Y es ahora cuando está comenzando a recoger los frutos de haber dado un giro a su vida. La joven de 27 años obtuvo una medalla de bronce durante los pasados Juegos Panamericanos Toronto 2015.

“Puerto Rico me ha extendido la mano. Me está dando la mano como nunca imaginé. He demostrado que soy una mujer guerrera y luchadora con el potencial de brillar en los deportes. Soy un ejemplo vivo de que los confinados podemos ser personas de bien si nos ofrecen las oportunidades”, compartió.

A pesar de la atención que ha generado su éxito en Toronto, González es consciente de que no ha concluido su encomienda.
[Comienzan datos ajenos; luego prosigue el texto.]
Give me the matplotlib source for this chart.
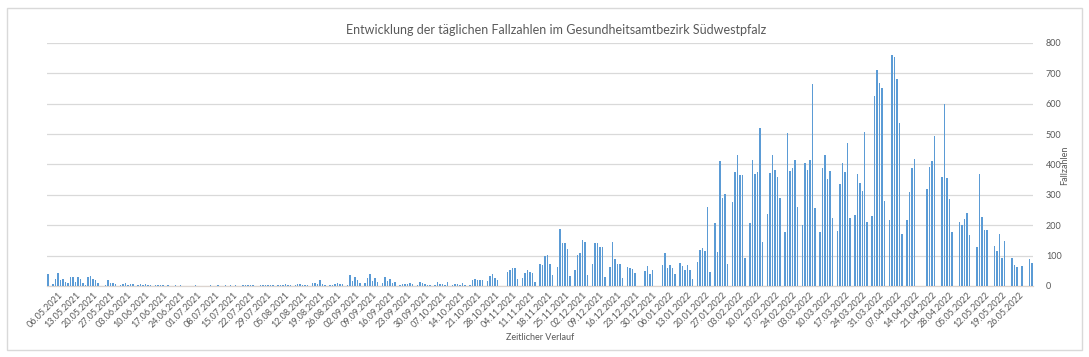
import datetime as dt

import matplotlib.pyplot as plt
import numpy as np
from matplotlib.patches import Rectangle

plt.rcParams['font.family'] = ['Lato', 'DejaVu Sans']

# Tägliche Fallzahlen ab So 02.05.2021, danach Wochen Mo..So
start = dt.date(2021, 5, 2)
faelle = [
    38,
    0, 7, 22, 42, 20, 22, 14,
    9, 28, 31, 14, 31, 22, 11,
    4, 31, 34, 22, 18, 11, 0,
    0, 3, 18, 9, 9, 7, 0,
    4, 7, 9, 3, 7, 5, 0,
    2, 6, 4, 5, 3, 2, 0,
    3, 4, 2, 3, 1, 2, 0,
    1, 2, 1, 2, 1, 1, 0,
    1, 1, 2, 1, 1, 0, 0,
    1, 2, 1, 1, 2, 1, 0,
    2, 1, 3, 1, 2, 1, 0,
    2, 4, 2, 3, 2, 1, 0,
    3, 2, 4, 3, 2, 3, 0,
    3, 4, 2, 5, 3, 2, 0,
    4, 8, 6, 3, 2, 3, 0,
    11, 10, 8, 19, 5, 2, 0,
    3, 2, 8, 11, 8, 5, 0,
    2, 37, 15, 29, 19, 10, 0,
    10, 26, 40, 15, 27, 12, 0,
    10, 30, 15, 22, 9, 13, 0,
    4, 5, 5, 8, 11, 7, 0,
    4, 14, 10, 7, 2, 4, 0,
    2, 14, 8, 5, 2, 13, 0,
    4, 7, 8, 4, 11, 3, 0,
    3, 21, 23, 19, 19, 19, 0,
    15, 32, 38, 26, 19, 0, 0,
    0, 47, 52, 59, 60, 24, 0,
    27, 43, 54, 47, 41, 13, 0,
    71, 69, 98, 103, 71, 36, 0,
    63, 187, 142, 142, 120, 32, 0,
    54, 101, 107, 150, 146, 35, 0,
    71, 142, 142, 127, 127, 29, 0,
    63, 143, 88, 71, 71, 26, 0,
    63, 59, 57, 41, 0, 0, 0,
    49, 65, 38, 52, 0, 0, 0,
    70, 109, 60, 68, 59, 38, 0,
    74, 65, 54, 70, 54, 23, 0,
    79, 118, 125, 115, 260, 45, 0,
    208, 111, 412, 290, 303, 71, 0,
    277, 374, 431, 365, 366, 92, 0,
    208, 413, 370, 376, 520, 146, 0,
    237, 371, 431, 381, 359, 289, 0,
    176, 502, 379, 388, 414, 260, 0,
    199, 404, 382, 414, 664, 255, 0,
    177, 387, 431, 351, 378, 222, 0,
    180, 334, 405, 376, 469, 222, 0,
    234, 370, 338, 311, 505, 211, 0,
    231, 626, 711, 669, 651, 278, 0,
    216, 759, 753, 682, 537, 170, 0,
    216, 309, 389, 419, 0, 0, 0,
    0, 318, 392, 411, 493, 0, 0,
    357, 599, 355, 287, 177, 0, 0,
    212, 201, 221, 240, 169, 0, 0,
    129, 370, 226, 184, 184, 0, 0,
    131, 115, 170, 93, 149, 0, 0,
    92, 70, 63, 0, 66, 0, 0,
    90, 76,
]

dates = [start + dt.timedelta(days=i) for i in range(len(faelle))]
x = np.arange(len(faelle))
tick_pos = x[4::7]
tick_labels = [d.strftime("%d.%m.%Y") for d in dates[4::7]]
y_ticks = [0, 100, 200, 300, 400, 500, 600, 700, 800]

fig = plt.figure(figsize=(10.89, 3.57), dpi=100)
ax = fig.add_axes([0.0429, 0.199, 0.906, 0.681])

ax.bar(x, faelle, width=0.6, color='#5b9bd5', zorder=3)
ax.set_xlim(-0.5, len(faelle) - 0.5)
ax.set_ylim(0, 800)

ax.yaxis.tick_right()
ax.set_yticks(y_ticks)
ax.grid(axis='y', color='#d9d9d9', lw=0.9, zorder=0)
ax.tick_params(axis='y', length=0, pad=9, labelsize=6.5, labelcolor='#595959')

ax.set_xticks(tick_pos)
ax.set_xticklabels(tick_labels, rotation=45, ha='right', rotation_mode='anchor',
                   fontsize=6.5, color='#595959')
ax.tick_params(axis='x', length=0, pad=3)

for side in ['top', 'left', 'right']:
    ax.spines[side].set_visible(False)
ax.spines['bottom'].set_color('#dcd4cf')
ax.spines['bottom'].set_linewidth(0.9)

fig.text(0.511, 0.916, "Entwicklung der täglichen Fallzahlen im Gesundheitsamtbezirk Südwestpfalz",
         ha='center', va='center', fontsize=9, color='#595959')
fig.text(0.496, 0.056, "Zeitlicher Verlauf", ha='center', va='center',
         fontsize=6.5, color='#595959')
fig.text(0.978, 0.538, "Fallzahlen", ha='center', va='center', rotation=90,
         fontsize=6.5, color='#595959')

fig.patches.append(Rectangle((7 / 1089, 1 - 350 / 357), 1075 / 1089, 342 / 357,
                             transform=fig.transFigure, fill=False,
                             edgecolor='#d9d9d9', lw=1))

fig.savefig("out.png", dpi=100)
El mensaje “game over” (juego terminado) que lleva tatuado en los nudillos de sus manos se encarga de recordarle a diario que falta camino por recorrer.

“Quiero ser campeona. Ser alguien. Logré mi meta, que era representar a Puerto Rico y obtener una medalla, pero tengo que seguir entrenando para ir a las clasificaciones para estar en los Juegos Olímpicos de Brasil en el 2016. Estoy segura que lo lograré”, concluyó.